On se doute bien, que les djihadistes du Nord Mali, frapperaient le Burkina. Depuis le 31 octobre, avec le départ du pouvoir de Blaise Compaoré, celui qui les choyait, le territoire burkinabè n’était plus un sanctuaire. Quelle forme cette frappe allait revêtir ? Punition ou moyen de pression ?

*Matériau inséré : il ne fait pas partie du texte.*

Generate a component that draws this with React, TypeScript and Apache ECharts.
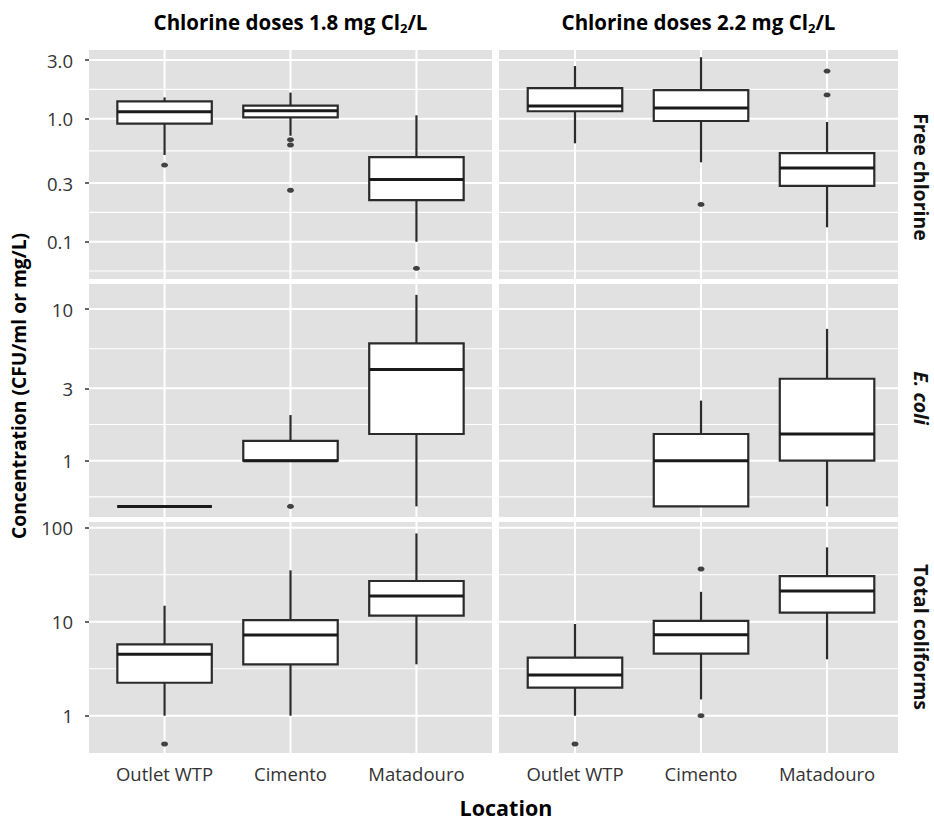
import React, { useEffect, useRef } from "react";
import * as echarts from "echarts";

// ---------- data ----------
const locations = ["Outlet WTP", "Cimento", "Matadouro"];
const doses = ["1.8", "2.2"];
const variables = ["Free chlorine", "E. coli", "Total coliforms"];
const yTitle = "Concentration (CFU/ml or mg/L)";
const xTitle = "Location";

// box stats per location: [lower whisker, Q1, median, Q3, upper whisker]
const freeChlorine18 = [
  [0.507, 0.911, 1.14, 1.385, 1.49],
  [0.727, 1.026, 1.16, 1.276, 1.63],
  [0.1, 0.218, 0.321, 0.488, 1.066],
];
const freeChlorine18Out = [[0.42], [0.675, 0.611, 0.262], [0.0608]];
const freeChlorine22 = [
  [0.631, 1.15, 1.27, 1.77, 2.68],
  [0.442, 0.958, 1.22, 1.71, 3.16],
  [0.131, 0.284, 0.397, 0.526, 0.94],
];
const freeChlorine22Out = [[], [0.201], [2.44, 1.56]];

const ecoli18 = [
  [0.5, 0.5, 0.5, 0.5, 0.5],
  [1.0, 1.0, 1.0, 1.35, 2.0],
  [0.5, 1.5, 4.0, 5.94, 12.4],
];
const ecoli18Out = [[], [0.5], []];
const ecoli22 = [
  null,
  [0.5, 0.5, 1.0, 1.5, 2.49],
  [0.5, 1.0, 1.5, 3.47, 7.4],
];
const ecoli22Out = [[], [], []];

const coliforms18 = [
  [1.0, 2.24, 4.5, 5.75, 14.8],
  [1.0, 3.52, 7.2, 10.4, 35.2],
  [3.52, 11.6, 18.8, 27.1, 87],
];
const coliforms18Out = [[0.5], [], []];
const coliforms22 = [
  [1.0, 1.99, 2.71, 4.14, 9.45],
  [1.49, 4.57, 7.27, 10.2, 20.8],
  [3.98, 12.5, 21.2, 30.6, 61.8],
];
const coliforms22Out = [[0.5], [36.4, 1.0], []];

const freeTicks = [0.1, 0.3, 1, 3];
const freeTickLabels = ["0.1", "0.3", "1.0", "3.0"];
const ecoliTicks = [1, 3, 10];
const ecoliTickLabels = ["1", "3", "10"];
const coliformTicks = [1, 10, 100];
const coliformTickLabels = ["1", "10", "100"];

// ---------- layout ----------
const FONT = "'Open Sans', Lato, sans-serif";
const colLeft = [89, 499];
const colWidth = [403, 399];
const rowTop = [50, 284, 522];
const rowHeight = [229, 233, 231];
const xLimits = [
  [0.4, 3.6],
  [0.397, 3.563],
];
// limits in log10 units
const yLimits = [
  [-1.303, 0.5585],
  [-0.371, 1.165],
  [-0.397, 2.061],
];

const panelBoxes = [
  [freeChlorine18, freeChlorine22],
  [ecoli18, ecoli22],
  [coliforms18, coliforms22],
];
const panelOutliers = [
  [freeChlorine18Out, freeChlorine22Out],
  [ecoli18Out, ecoli22Out],
  [coliforms18Out, coliforms22Out],
];
const rowTicks = [freeTicks, ecoliTicks, coliformTicks];
const rowTickLabels = [freeTickLabels, ecoliTickLabels, coliformTickLabels];

const lg = (v: number) => Math.log10(v);

function minorBreaks(major: number[], lo: number, hi: number) {
  const b = major.slice();
  const bd = b[1] - b[0];
  if (lo < b[0]) b.unshift(b[0] - bd);
  if (hi > b[b.length - 1]) b.push(b[b.length - 1] + bd);
  const out: number[] = [];
  for (let i = 0; i < b.length - 1; i++) out.push((b[i] + b[i + 1]) / 2);
  return out.filter((v) => v > lo && v < hi);
}

function buildOption() {
  const grid: any[] = [];
  const xAxis: any[] = [];
  const yAxis: any[] = [];
  const series: any[] = [];

  for (let r = 0; r < 3; r++) {
    const ticksLog = rowTicks[r].map(lg);
    const [ylo, yhi] = yLimits[r];
    const minors = minorBreaks(ticksLog, ylo, yhi);
    for (let c = 0; c < 2; c++) {
      const i = r * 2 + c;
      grid.push({
        left: colLeft[c],
        top: rowTop[r],
        width: colWidth[c],
        height: rowHeight[r],
        show: true,
        backgroundColor: "#E1E1E1",
        borderWidth: 0,
      });
      xAxis.push({
        type: "value",
        gridIndex: i,
        min: xLimits[c][0],
        max: xLimits[c][1],
        axisLine: { show: false },
        axisTick: { show: false },
        splitLine: { show: false },
        axisLabel:
          r === 2
            ? {
                show: true,
                customValues: [1, 2, 3],
                formatter: (v: number) => locations[Math.round(v) - 1] ?? "",
                fontSize: 18.5,
                fontFamily: FONT,
                color: "#333",
                margin: 11,
              }
            : { show: false },
      });
      yAxis.push({
        type: "value",
        gridIndex: i,
        min: ylo,
        max: yhi,
        axisLine: { show: false },
        splitLine: { show: false },
        axisTick:
          c === 0
            ? {
                show: true,
                customValues: ticksLog,
                length: 4,
                lineStyle: { color: "#333", width: 1.5 },
              }
            : { show: false },
        axisLabel:
          c === 0
            ? {
                show: true,
                customValues: ticksLog,
                formatter: (v: number) => {
                  const k = ticksLog.findIndex((t) => Math.abs(t - v) < 1e-6);
                  return k >= 0 ? rowTickLabels[r][k] : "";
                },
                fontSize: 18.5,
                fontFamily: FONT,
                color: "#333",
                margin: 16,
              }
            : { show: false },
      });

      // grid lines
      const gl: number[][] = [];
      ticksLog.forEach((t) => gl.push([0, t]));
      minors.forEach((t) => gl.push([1, t]));
      [1, 2, 3].forEach((x) => gl.push([2, x]));
      series.push({
        type: "custom",
        xAxisIndex: i,
        yAxisIndex: i,
        z: 1,
        silent: true,
        clip: false,
        data: gl,
        renderItem: (params: any, api: any) => {
          const kind = api.value(0);
          const v = api.value(1);
          const cs = params.coordSys;
          if (kind === 2) {
            const x = api.coord([v, (ylo + yhi) / 2])[0];
            return {
              type: "line",
              shape: { x1: x, y1: cs.y, x2: x, y2: cs.y + cs.height },
              style: { stroke: "#fff", lineWidth: 2 },
            };
          }
          const y = api.coord([2, v])[1];
          return {
            type: "line",
            shape: { x1: cs.x, y1: y, x2: cs.x + cs.width, y2: y },
            style: { stroke: "#fff", lineWidth: kind === 0 ? 2 : 1.1 },
          };
        },
      });

      // boxes
      const boxData: any[] = [];
      panelBoxes[r][c].forEach((b, k) => {
        if (b) boxData.push([k + 1, ...b.map(lg)]);
      });
      series.push({
        type: "custom",
        xAxisIndex: i,
        yAxisIndex: i,
        z: 3,
        data: boxData,
        renderItem: (params: any, api: any) => {
          const x = api.value(0);
          const pLow = api.coord([x, api.value(1)]);
          const pQ1 = api.coord([x, api.value(2)]);
          const pMed = api.coord([x, api.value(3)]);
          const pQ3 = api.coord([x, api.value(4)]);
          const pHigh = api.coord([x, api.value(5)]);
          const half = api.size([0.75, 0])[0] / 2;
          const cx = pMed[0];
          const stroke = "#2b2b2b";
          return {
            type: "group",
            children: [
              {
                type: "line",
                shape: { x1: cx, y1: pHigh[1], x2: cx, y2: pQ3[1] },
                style: { stroke, lineWidth: 2.2 },
              },
              {
                type: "line",
                shape: { x1: cx, y1: pQ1[1], x2: cx, y2: pLow[1] },
                style: { stroke, lineWidth: 2.2 },
              },
              {
                type: "rect",
                shape: {
                  x: cx - half,
                  y: pQ3[1],
                  width: half * 2,
                  height: pQ1[1] - pQ3[1],
                },
                style: { fill: "#fff", stroke, lineWidth: 2.2 },
              },
              {
                type: "line",
                shape: { x1: cx - half, y1: pMed[1], x2: cx + half, y2: pMed[1] },
                style: { stroke: "#1a1a1a", lineWidth: 3 },
              },
            ],
          };
        },
      });

      // outliers
      const outData: number[][] = [];
      panelOutliers[r][c].forEach((arr, k) => {
        arr.forEach((v) => outData.push([k + 1, lg(v)]));
      });
      series.push({
        type: "scatter",
        xAxisIndex: i,
        yAxisIndex: i,
        z: 4,
        symbol: "circle",
        symbolSize: [7, 5],
        itemStyle: { color: "#151515" },
        data: outData,
      });
    }
  }

  const titleRich = {
    a: { fontSize: 20.5, fontWeight: "bold", fontFamily: FONT, color: "#111", lineHeight: 24 },
    s: {
      fontSize: 13,
      fontWeight: "bold",
      fontFamily: FONT,
      color: "#111",
      lineHeight: 13,
      verticalAlign: "bottom",
    },
  };

  const graphic: any[] = [];
  doses.forEach((d, c) => {
    graphic.push({
      type: "text",
      x: colLeft[c] + colWidth[c] / 2,
      y: 22,
      style: {
        text: `{a|Chlorine doses ${d} mg Cl}{s|2}{a|/L}`,
        rich: titleRich,
        align: "center",
        verticalAlign: "middle",
      },
    });
  });
  const stripY = [177, 398, 637];
  variables.forEach((v, r) => {
    graphic.push({
      type: "text",
      x: 921,
      y: stripY[r],
      rotation: -Math.PI / 2,
      style: {
        text: v,
        fontSize: 19.5,
        fontWeight: "bold",
        fontStyle: r === 1 ? "italic" : "normal",
        fontFamily: FONT,
        fill: "#111",
        align: "center",
        verticalAlign: "middle",
      },
    });
  });
  graphic.push({
    type: "text",
    x: 18,
    y: 386,
    rotation: Math.PI / 2,
    style: {
      text: yTitle,
      fontSize: 19.3,
      fontWeight: "bold",
      fontFamily: FONT,
      fill: "#000",
      align: "center",
      verticalAlign: "middle",
    },
  });
  graphic.push({
    type: "text",
    x: 506,
    y: 807,
    style: {
      text: xTitle,
      fontSize: 21.5,
      fontWeight: "bold",
      fontFamily: FONT,
      fill: "#000",
      align: "center",
      verticalAlign: "middle",
    },
  });

  return {
    animation: false,
    backgroundColor: "#fff",
    grid,
    xAxis,
    yAxis,
    series,
    graphic,
  };
}

export default function App() {
  const ref = useRef<HTMLDivElement>(null);
  useEffect(() => {
    if (!ref.current) return;
    const chart = echarts.init(ref.current, undefined, { renderer: "svg" });
    chart.setOption(buildOption() as any);
    return () => chart.dispose();
  }, []);
  return (
    <div
      ref={ref}
      style={{ position: "fixed", left: 0, top: 0, width: 934, height: 820, background: "#fff" }}
    />
  );
}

 La chute de Blaise Compaoré a été très rapide. Moins de 48 heures. Il est possible que la fulgurance ait pris tout le monde de court. Y compris certains soutiens, qui, on s’en doute, s’ils avaient eu le temps de recouvrer leurs esprits, auraient tout mis en œuvre pour sauver le soldat Blaise Compaoré. Le protecteur trop sûr de lui, n’avait pas jugé bon mettre les unités supplétives en alerte. Il est parti sans demander son reste et la fourmilière a dû se disperser. C’est le cas par exemple d’un Mustapha Chaafi, qui a obtenu d’être exfiltré par les hommes de Zida pour rejoindre Abidjan. Les principaux chefs des mouvements rebelles et djihadistes ont déménagés en catimini et ont replié sur Niamey. Mais les hommes ne sont pas tous partis. Il a fallu se réadapter à la nouvelle donne. Jusqu’aux premiers couacs entre Zida et le RSP, en fin décembre 2014, ces groupes pensaient ne pas avoir des raisons de se préoccuper. La donne a changé du tout au tout, quand il est devenu évident que Gilbert et le RSP ont presque perdu la main. Jusque là sur le terrain, les chefs des groupes rebelles et djihadistes avaient eu des liens privilégiés avec les officiers du RSP. C’est le régiment de sécurité présidentielle qui a eu pour l’essentiel la mission de quadriller cette partie du territoire qui fait frontière avec le Mali. Ce n’est pas un hasard, si Gilbert Diendéré a été le premier à localiser les restes de l’avion d’Air Algérie qui a crashé dans le village malien de Gossi, alors que le Burkina, ne dispose pas à ce que l’on sache, d’un satellite. Depuis janvier 2015, après un moment d’observation, les groupes rebelles et djihadistes ont rompu le pacte de non agression avec le Burkina.

 Le MUJAO mis à l’indexe,

Le Mouvement pour l’unicité du Djihad en Afrique de l’ouest (MUJAO), ce groupe crée par les dissidents mauritaniens de AQMI, qui ne supportaient plus l’hégémonie des Algériens sur l’ensemble du mouvement, est indexé dans la prise d’otage, dans le village de Kouna, non loin du site de Tambao, en ce matin du 4 avril aux environ de 9 heure. Sur un pick up Toyata, les cinq assaillants ont enlevé un roumain, de nationalité française et responsable de la sécurité, travaillant, pour Pan African, propriété de Timis, qui avait eu la concession de Tambao, dans des conditions douteuses en juillet 2012, blessé deux autres personnes, dont un gendarme qui était dans un état critique.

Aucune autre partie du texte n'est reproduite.